- SOURCE DATA
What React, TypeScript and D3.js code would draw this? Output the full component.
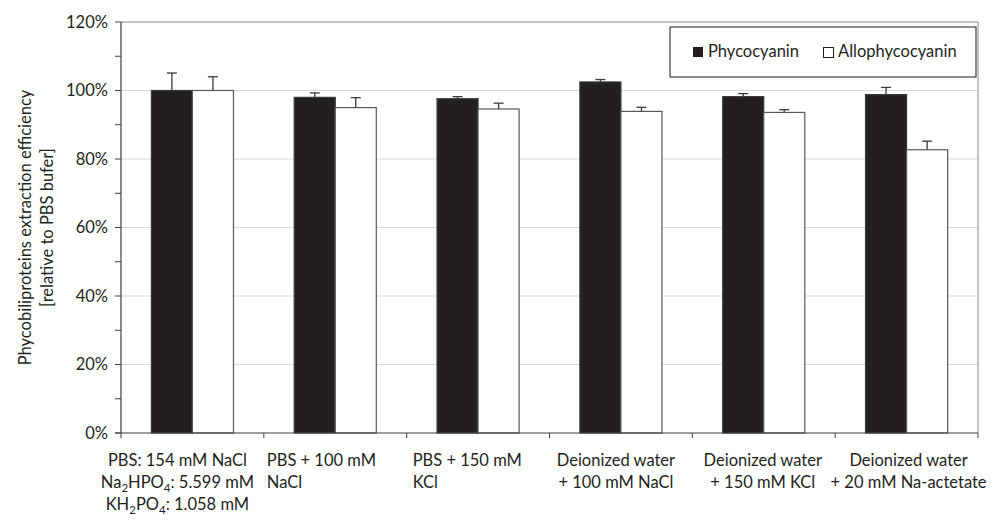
import { useMemo } from "react";
import { scaleLinear, scaleBand, range } from "d3";

const categories = ["pbs", "pbsNaCl", "pbsKCl", "diNaCl", "diKCl", "diAcetate"];

// label lines per category; sub-scripts marked with _n
const categoryLines: string[][] = [
  ["PBS: 154 mM NaCl", "Na_2HPO_4: 5.599 mM", "KH_2PO_4: 1.058 mM"],
  ["PBS + 100 mM", "NaCl"],
  ["PBS + 150 mM", "KCl"],
  ["Deionized water", "+ 100 mM NaCl"],
  ["Deionized water", "+ 150 mM KCl"],
  ["Deionized water", "+ 20 mM Na-actetate"],
];
const leftAligned = [false, true, true, false, false, false];
// small horizontal nudges of the labels, as in the original layout
const labelShift = [-15, 3, 6, -5, -1, 2];

const seriesNames = ["Phycocyanin", "Allophycocyanin"];
const phycocyanin = [100, 98.0, 97.6, 102.5, 98.2, 98.8];
const phycocyaninErr = [5.1, 1.3, 0.6, 0.7, 0.9, 2.1];
const allophycocyanin = [100, 95.0, 94.6, 93.9, 93.6, 82.7];
const allophycocyaninErr = [4.0, 2.9, 1.7, 1.2, 0.8, 2.5];

const yTicks = [0, 20, 40, 60, 80, 100, 120];
const yMinorTicks = range(0, 121, 10);

const FONT = "Lato, 'Open Sans', sans-serif";
const TEXT = "#231f20";
const FS = 16.5;

function SubText({ text }: { text: string }) {
  const parts = text.split(/(_\d)/).filter((p) => p !== "");
  let shifted = false;
  return (
    <>
      {parts.map((p, i) => {
        if (p.startsWith("_")) {
          const dy = shifted ? 0 : 4;
          shifted = true;
          return (
            <tspan key={i} dy={dy} fontSize={11.5}>
              {p.slice(1)}
            </tspan>
          );
        }
        const dy = shifted ? -4 : 0;
        shifted = false;
        return (
          <tspan key={i} dy={dy}>
            {p}
          </tspan>
        );
      })}
    </>
  );
}

export default function App() {
  const width = 1000;
  const height = 529;
  const left = 121;
  const right = 978;
  const top = 22;
  const bottom = 433;

  const x = useMemo(
    () => scaleBand<string>().domain(categories).range([left, right]).padding(0),
    []
  );
  const x1 = useMemo(
    () =>
      scaleBand<string>()
        .domain(seriesNames)
        .range([0, x.bandwidth()])
        .paddingInner(0)
        .paddingOuter(0.74),
    [x]
  );
  const y = useMemo(() => scaleLinear().domain([0, 120]).range([bottom, top]), []);

  const series = [
    { name: seriesNames[0], values: phycocyanin, err: phycocyaninErr, fill: "#231f20", stroke: "#3a3a3a" },
    { name: seriesNames[1], values: allophycocyanin, err: allophycocyaninErr, fill: "#ffffff", stroke: "#595959" },
  ];

  return (
    <div style={{ position: "fixed", left: 0, top: 0, width, height, background: "#fff" }}>
      <svg width={width} height={height} style={{ display: "block" }} fontFamily={FONT}>
        {/* gridlines */}
        {yTicks.slice(1, -1).map((t) => (
          <line key={t} x1={left} x2={right} y1={y(t)} y2={y(t)} stroke="#d9d9d9" strokeWidth={1.2} />
        ))}
        {/* frame */}
        <line x1={left} x2={right} y1={top} y2={top} stroke="#868686" />
        <line x1={right} x2={right} y1={top} y2={bottom} stroke="#868686" />

        {/* bars */}
        {series.map((s) =>
          categories.map((c, i) => {
            const bx = (x(c) ?? 0) + (x1(s.name) ?? 0);
            const bw = x1.bandwidth();
            return (
              <rect
                key={s.name + c}
                x={bx}
                y={y(s.values[i])}
                width={bw}
                height={y(0) - y(s.values[i])}
                fill={s.fill}
                stroke={s.stroke}
                strokeWidth={1.2}
              />
            );
          })
        )}
        {/* error bars */}
        {series.map((s) =>
          categories.map((c, i) => {
            const cx = (x(c) ?? 0) + (x1(s.name) ?? 0) + x1.bandwidth() / 2;
            const y0 = y(s.values[i]);
            const y1 = y(s.values[i] + s.err[i]);
            return (
              <g key={"e" + s.name + c} stroke="#3a3a3a" strokeWidth={1.3}>
                <line x1={cx} x2={cx} y1={y0} y2={y1} />
                <line x1={cx - 5} x2={cx + 5} y1={y1} y2={y1} />
              </g>
            );
          })
        )}

        {/* axes */}
        <line x1={left} x2={left} y1={top} y2={bottom} stroke="#404040" strokeWidth={1.2} />
        <line x1={left - 6} x2={right} y1={bottom} y2={bottom} stroke="#404040" strokeWidth={1.2} />
        {yMinorTicks.map((t) => (
          <line key={"yt" + t} x1={left - 6} x2={left} y1={y(t)} y2={y(t)} stroke="#404040" />
        ))}
        {range(categories.length + 1).map((i) => {
          const xx = i < categories.length ? x(categories[i]) ?? 0 : right;
          return <line key={"xt" + i} x1={xx} x2={xx} y1={bottom} y2={bottom + 5} stroke="#404040" />;
        })}

        {/* y tick labels */}
        {yTicks.map((t) => (
          <text key={"yl" + t} x={108} y={y(t)} dy="0.35em" textAnchor="end" fontSize={FS} fill={TEXT}>
            {t}%
          </text>
        ))}

        {/* y title */}
        <text transform={`translate(31, ${(top + bottom) / 2}) rotate(-90)`} textAnchor="middle" fontSize={FS} fill={TEXT}>
          Phycobiliproteins extraction efficiency
        </text>
        <text transform={`translate(53, ${(top + bottom) / 2}) rotate(-90)`} textAnchor="middle" fontSize={FS} fill={TEXT}>
          [relative to PBS bufer]
        </text>

        {/* x labels */}
        {categories.map((c, i) => {
          const cx = (x(c) ?? 0) + x.bandwidth() / 2;
          const lx = (leftAligned[i] ? x(c) ?? 0 : cx) + labelShift[i];
          return (
            <text
              key={"xl" + c}
              x={lx}
              y={466}
              fontSize={FS}
              fill={TEXT}
              textAnchor={leftAligned[i] ? "start" : "middle"}
            >
              {categoryLines[i].map((ln, j) => (
                <tspan key={j} x={lx} y={466 + j * 22}>
                  <SubText text={ln} />
                </tspan>
              ))}
            </text>
          );
        })}

        {/* legend */}
        <rect x={670} y={27} width={306} height={50} fill="#fff" stroke="#404040" strokeWidth={1.2} />
        <rect x={693} y={47} width={10} height={10} fill="#231f20" />
        <text x={708} y={57} fontSize={FS} fill={TEXT}>
          {seriesNames[0]}
        </text>
        <rect x={823.5} y={47.5} width={10} height={10} fill="#fff" stroke="#231f20" />
        <text x={838} y={57} fontSize={FS} fill={TEXT}>
          {seriesNames[1]}
        </text>
      </svg>
    </div>
  );
}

- DIRECTIONS FOR THIS TASK
Quote, please, every line of the material above from its start through the line that has "const labelShift = [-15, 3, 6, -5, -1, 2];", reproducing the words exactly and dropping any images.

- WRITTEN ANSWER
What React, TypeScript and D3.js code would draw this? Output the full component.
import { useMemo } from "react";
import { scaleLinear, scaleBand, range } from "d3";

const categories = ["pbs", "pbsNaCl", "pbsKCl", "diNaCl", "diKCl", "diAcetate"];

// label lines per category; sub-scripts marked with _n
const categoryLines: string[][] = [
  ["PBS: 154 mM NaCl", "Na_2HPO_4: 5.599 mM", "KH_2PO_4: 1.058 mM"],
  ["PBS + 100 mM", "NaCl"],
  ["PBS + 150 mM", "KCl"],
  ["Deionized water", "+ 100 mM NaCl"],
  ["Deionized water", "+ 150 mM KCl"],
  ["Deionized water", "+ 20 mM Na-actetate"],
];
const leftAligned = [false, true, true, false, false, false];
// small horizontal nudges of the labels, as in the original layout
const labelShift = [-15, 3, 6, -5, -1, 2];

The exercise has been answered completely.